#### Task prompt:
Please return exactly the run of lines that begins with the line containing "Write the React, TypeScript" and ends with the line containing "0.83, 0.84, 0.85];", pictures excluded.

#### Data excerpts:
******
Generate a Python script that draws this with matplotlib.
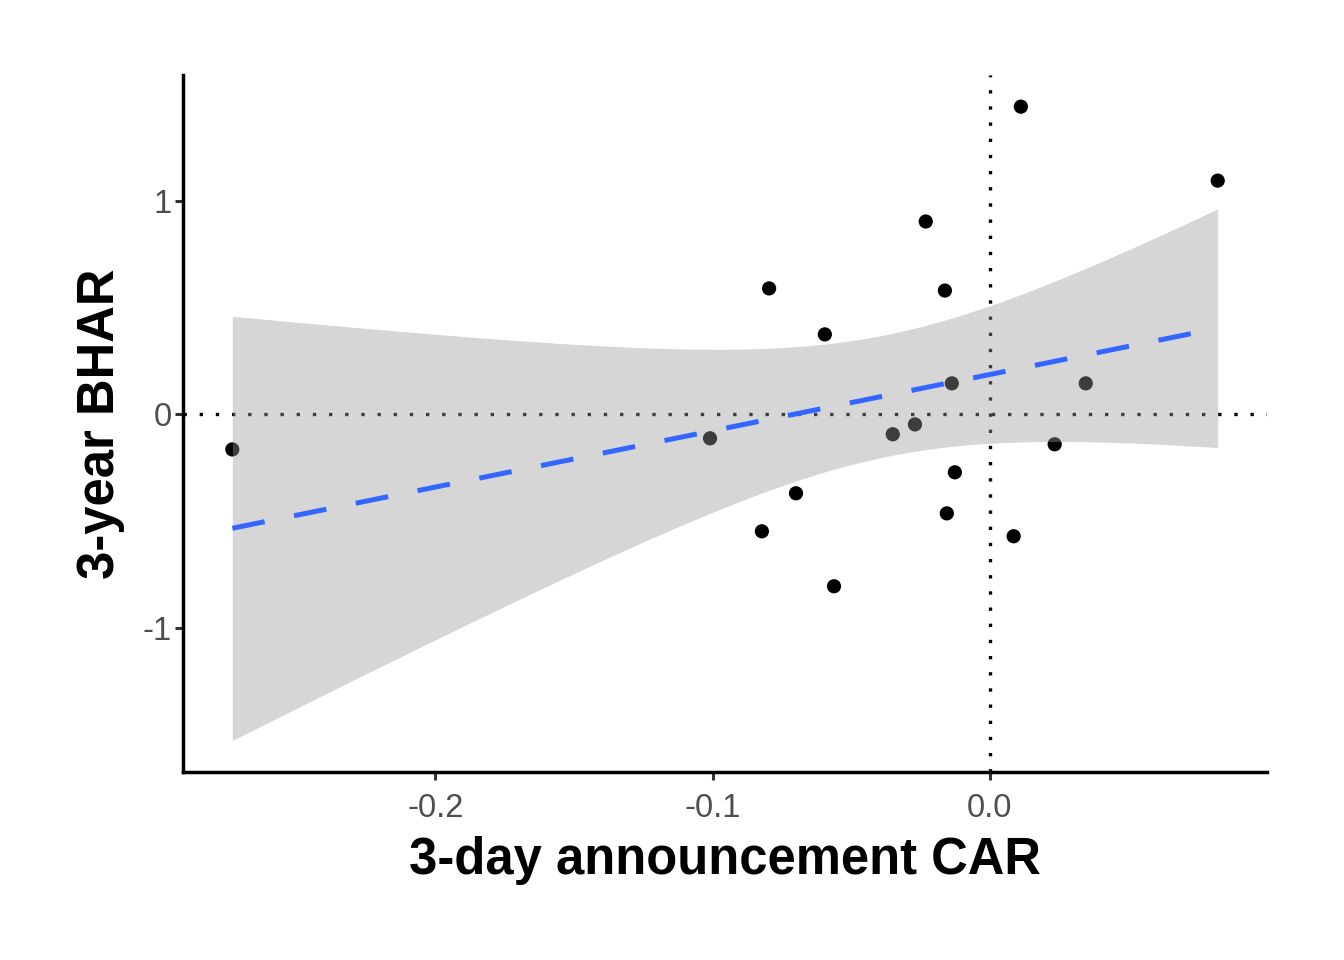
******
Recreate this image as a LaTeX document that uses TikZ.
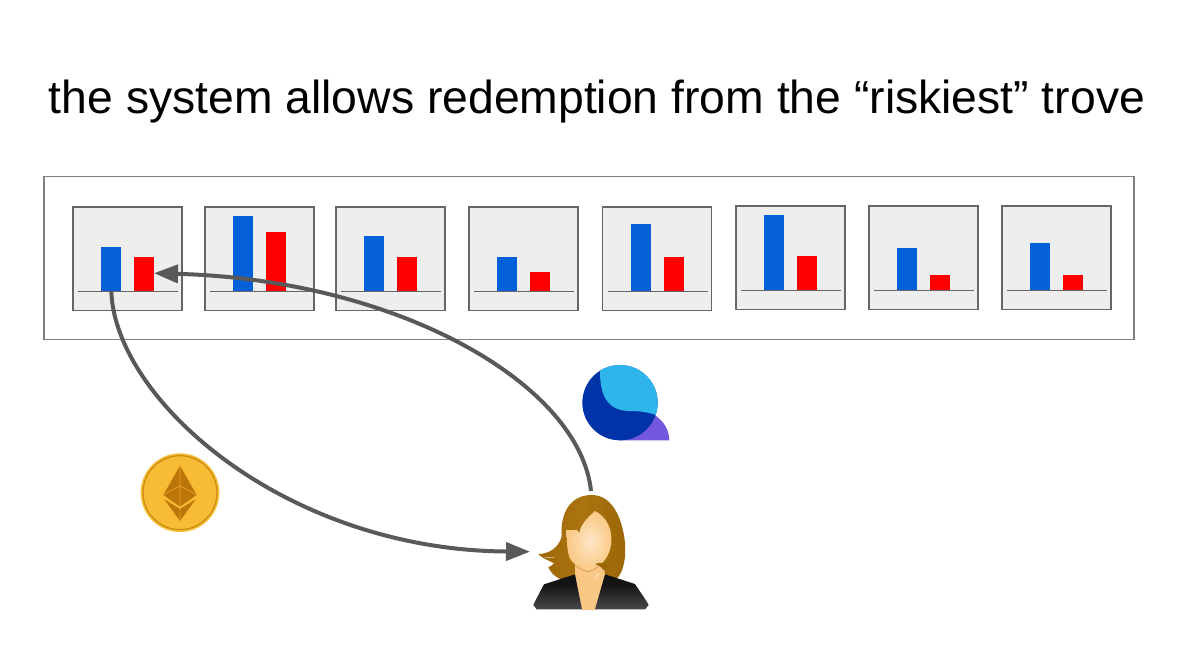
******
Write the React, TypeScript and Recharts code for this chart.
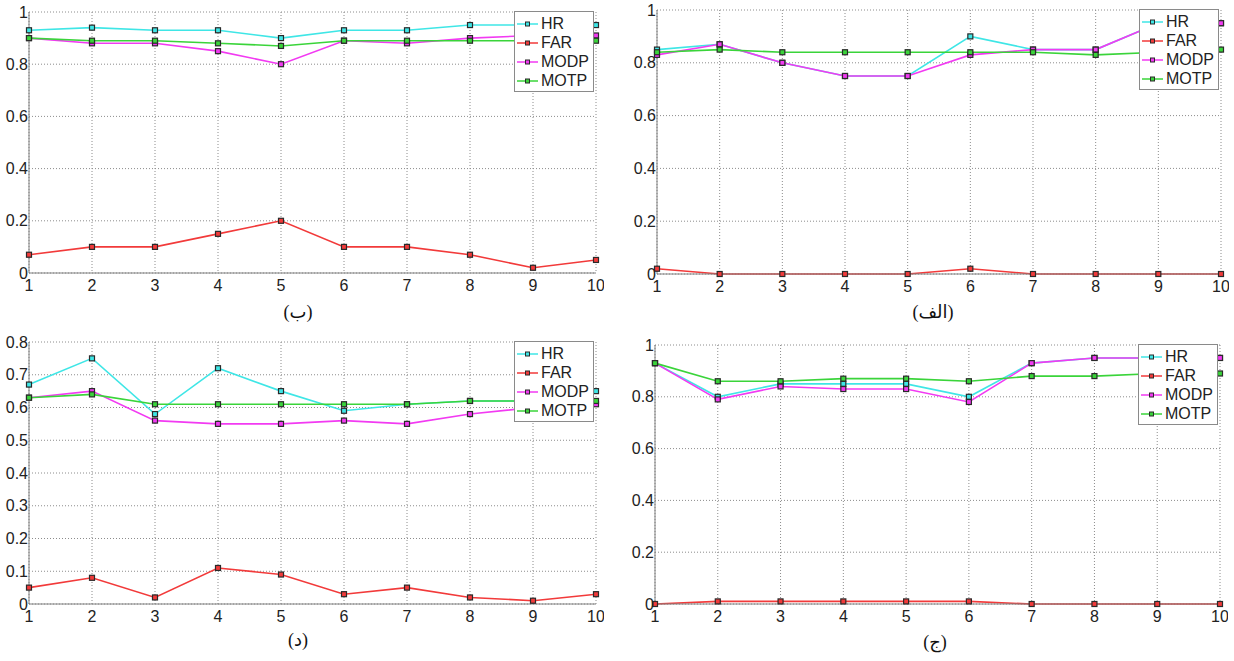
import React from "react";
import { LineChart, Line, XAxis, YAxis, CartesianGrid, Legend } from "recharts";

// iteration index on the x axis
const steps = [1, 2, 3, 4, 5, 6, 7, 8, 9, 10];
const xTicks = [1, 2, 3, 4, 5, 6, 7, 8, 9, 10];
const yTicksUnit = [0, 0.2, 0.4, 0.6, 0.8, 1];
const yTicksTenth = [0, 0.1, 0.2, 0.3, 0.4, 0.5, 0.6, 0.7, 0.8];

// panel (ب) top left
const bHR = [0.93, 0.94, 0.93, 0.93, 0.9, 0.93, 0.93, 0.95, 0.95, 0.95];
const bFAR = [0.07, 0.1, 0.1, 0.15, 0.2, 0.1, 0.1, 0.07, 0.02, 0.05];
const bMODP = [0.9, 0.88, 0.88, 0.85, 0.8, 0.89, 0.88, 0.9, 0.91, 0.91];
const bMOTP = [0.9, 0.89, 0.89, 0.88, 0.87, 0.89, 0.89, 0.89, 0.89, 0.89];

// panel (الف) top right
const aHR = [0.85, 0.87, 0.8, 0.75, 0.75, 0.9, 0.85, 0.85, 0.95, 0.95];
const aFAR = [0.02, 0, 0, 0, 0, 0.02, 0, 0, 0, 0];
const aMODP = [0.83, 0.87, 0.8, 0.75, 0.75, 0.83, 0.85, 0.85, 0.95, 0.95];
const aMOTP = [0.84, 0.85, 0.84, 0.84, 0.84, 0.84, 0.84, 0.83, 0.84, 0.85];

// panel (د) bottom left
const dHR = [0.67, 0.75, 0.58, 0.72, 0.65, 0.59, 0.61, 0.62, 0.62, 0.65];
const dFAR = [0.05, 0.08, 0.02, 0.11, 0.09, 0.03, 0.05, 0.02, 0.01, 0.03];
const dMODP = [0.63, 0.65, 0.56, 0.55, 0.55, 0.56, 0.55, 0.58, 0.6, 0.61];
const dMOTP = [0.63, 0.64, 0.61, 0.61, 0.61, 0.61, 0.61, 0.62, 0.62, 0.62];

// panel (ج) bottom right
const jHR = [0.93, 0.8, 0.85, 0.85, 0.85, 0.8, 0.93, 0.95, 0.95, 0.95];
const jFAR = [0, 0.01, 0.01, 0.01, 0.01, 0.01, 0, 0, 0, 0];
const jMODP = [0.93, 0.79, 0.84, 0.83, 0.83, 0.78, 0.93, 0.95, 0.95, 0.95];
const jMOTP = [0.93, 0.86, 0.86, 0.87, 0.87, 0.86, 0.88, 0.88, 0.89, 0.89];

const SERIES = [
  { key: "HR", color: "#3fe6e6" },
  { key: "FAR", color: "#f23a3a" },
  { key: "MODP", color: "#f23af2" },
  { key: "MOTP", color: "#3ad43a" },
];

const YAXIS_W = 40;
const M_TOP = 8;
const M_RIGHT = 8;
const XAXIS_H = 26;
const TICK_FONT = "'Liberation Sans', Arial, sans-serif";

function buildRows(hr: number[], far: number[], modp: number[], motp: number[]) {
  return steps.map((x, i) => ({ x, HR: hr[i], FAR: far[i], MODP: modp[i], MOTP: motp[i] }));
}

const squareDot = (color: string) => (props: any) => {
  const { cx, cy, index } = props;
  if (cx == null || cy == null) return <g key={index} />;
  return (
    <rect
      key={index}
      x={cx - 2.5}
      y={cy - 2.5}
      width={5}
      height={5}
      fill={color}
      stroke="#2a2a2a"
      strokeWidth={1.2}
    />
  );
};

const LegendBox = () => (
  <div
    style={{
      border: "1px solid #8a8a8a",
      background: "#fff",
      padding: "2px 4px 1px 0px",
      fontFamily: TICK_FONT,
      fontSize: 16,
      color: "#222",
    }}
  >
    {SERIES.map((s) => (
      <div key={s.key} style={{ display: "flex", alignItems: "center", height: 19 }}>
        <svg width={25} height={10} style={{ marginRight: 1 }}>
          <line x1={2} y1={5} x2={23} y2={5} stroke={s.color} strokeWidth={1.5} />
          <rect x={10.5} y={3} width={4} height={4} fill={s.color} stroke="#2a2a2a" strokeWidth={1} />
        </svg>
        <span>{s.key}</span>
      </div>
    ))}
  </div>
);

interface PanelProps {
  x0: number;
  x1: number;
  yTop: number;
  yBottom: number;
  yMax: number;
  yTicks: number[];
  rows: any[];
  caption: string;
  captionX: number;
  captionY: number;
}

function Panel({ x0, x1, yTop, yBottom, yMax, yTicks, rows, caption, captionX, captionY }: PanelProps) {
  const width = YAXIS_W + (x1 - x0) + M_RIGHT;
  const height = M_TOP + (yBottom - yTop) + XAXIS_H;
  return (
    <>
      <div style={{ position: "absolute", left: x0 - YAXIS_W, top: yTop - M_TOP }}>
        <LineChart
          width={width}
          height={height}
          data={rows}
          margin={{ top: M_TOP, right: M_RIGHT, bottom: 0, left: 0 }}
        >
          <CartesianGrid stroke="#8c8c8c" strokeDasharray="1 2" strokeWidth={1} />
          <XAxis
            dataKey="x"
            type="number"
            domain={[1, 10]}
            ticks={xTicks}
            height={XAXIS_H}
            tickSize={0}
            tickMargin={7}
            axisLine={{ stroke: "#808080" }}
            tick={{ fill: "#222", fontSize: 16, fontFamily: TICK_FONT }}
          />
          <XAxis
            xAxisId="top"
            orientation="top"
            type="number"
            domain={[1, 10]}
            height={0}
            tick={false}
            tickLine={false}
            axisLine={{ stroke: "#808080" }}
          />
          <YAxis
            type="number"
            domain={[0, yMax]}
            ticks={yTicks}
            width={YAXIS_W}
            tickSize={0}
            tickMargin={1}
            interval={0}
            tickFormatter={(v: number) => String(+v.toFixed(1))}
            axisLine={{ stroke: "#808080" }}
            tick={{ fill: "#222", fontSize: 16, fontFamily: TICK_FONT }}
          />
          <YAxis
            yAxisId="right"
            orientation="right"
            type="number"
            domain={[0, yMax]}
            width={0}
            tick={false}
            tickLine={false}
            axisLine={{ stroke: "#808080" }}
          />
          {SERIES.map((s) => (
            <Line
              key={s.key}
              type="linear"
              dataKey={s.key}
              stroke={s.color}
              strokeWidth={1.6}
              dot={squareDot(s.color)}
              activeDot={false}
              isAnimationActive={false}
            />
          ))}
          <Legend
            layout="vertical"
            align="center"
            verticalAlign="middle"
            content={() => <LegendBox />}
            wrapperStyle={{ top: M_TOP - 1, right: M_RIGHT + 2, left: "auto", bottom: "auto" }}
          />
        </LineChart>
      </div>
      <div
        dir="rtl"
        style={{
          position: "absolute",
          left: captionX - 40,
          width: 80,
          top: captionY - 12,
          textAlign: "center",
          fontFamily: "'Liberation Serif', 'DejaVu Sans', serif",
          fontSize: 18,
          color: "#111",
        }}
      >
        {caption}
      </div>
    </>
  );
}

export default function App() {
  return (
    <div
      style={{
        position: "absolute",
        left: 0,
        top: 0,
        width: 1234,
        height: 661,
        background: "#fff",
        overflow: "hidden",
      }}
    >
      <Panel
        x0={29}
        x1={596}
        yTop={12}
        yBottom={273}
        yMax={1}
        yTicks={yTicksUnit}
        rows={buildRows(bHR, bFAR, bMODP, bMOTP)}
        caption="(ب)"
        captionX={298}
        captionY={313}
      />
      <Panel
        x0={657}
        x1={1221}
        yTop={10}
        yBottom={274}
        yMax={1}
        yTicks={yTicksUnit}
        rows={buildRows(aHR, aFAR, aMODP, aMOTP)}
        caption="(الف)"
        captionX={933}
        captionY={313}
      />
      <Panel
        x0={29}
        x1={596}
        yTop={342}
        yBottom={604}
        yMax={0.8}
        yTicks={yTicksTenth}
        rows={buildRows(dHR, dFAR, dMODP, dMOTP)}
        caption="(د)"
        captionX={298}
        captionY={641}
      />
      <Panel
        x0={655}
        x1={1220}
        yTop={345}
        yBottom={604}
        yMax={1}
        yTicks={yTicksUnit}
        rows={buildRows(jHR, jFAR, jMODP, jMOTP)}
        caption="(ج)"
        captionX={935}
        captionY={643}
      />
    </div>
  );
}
******
#### Correct result:
Write the React, TypeScript and Recharts code for this chart.
import React from "react";
import { LineChart, Line, XAxis, YAxis, CartesianGrid, Legend } from "recharts";

// iteration index on the x axis
const steps = [1, 2, 3, 4, 5, 6, 7, 8, 9, 10];
const xTicks = [1, 2, 3, 4, 5, 6, 7, 8, 9, 10];
const yTicksUnit = [0, 0.2, 0.4, 0.6, 0.8, 1];
const yTicksTenth = [0, 0.1, 0.2, 0.3, 0.4, 0.5, 0.6, 0.7, 0.8];

// panel (ب) top left
const bHR = [0.93, 0.94, 0.93, 0.93, 0.9, 0.93, 0.93, 0.95, 0.95, 0.95];
const bFAR = [0.07, 0.1, 0.1, 0.15, 0.2, 0.1, 0.1, 0.07, 0.02, 0.05];
const bMODP = [0.9, 0.88, 0.88, 0.85, 0.8, 0.89, 0.88, 0.9, 0.91, 0.91];
const bMOTP = [0.9, 0.89, 0.89, 0.88, 0.87, 0.89, 0.89, 0.89, 0.89, 0.89];

// panel (الف) top right
const aHR = [0.85, 0.87, 0.8, 0.75, 0.75, 0.9, 0.85, 0.85, 0.95, 0.95];
const aFAR = [0.02, 0, 0, 0, 0, 0.02, 0, 0, 0, 0];
const aMODP = [0.83, 0.87, 0.8, 0.75, 0.75, 0.83, 0.85, 0.85, 0.95, 0.95];
const aMOTP = [0.84, 0.85, 0.84, 0.84, 0.84, 0.84, 0.84, 0.83, 0.84, 0.85];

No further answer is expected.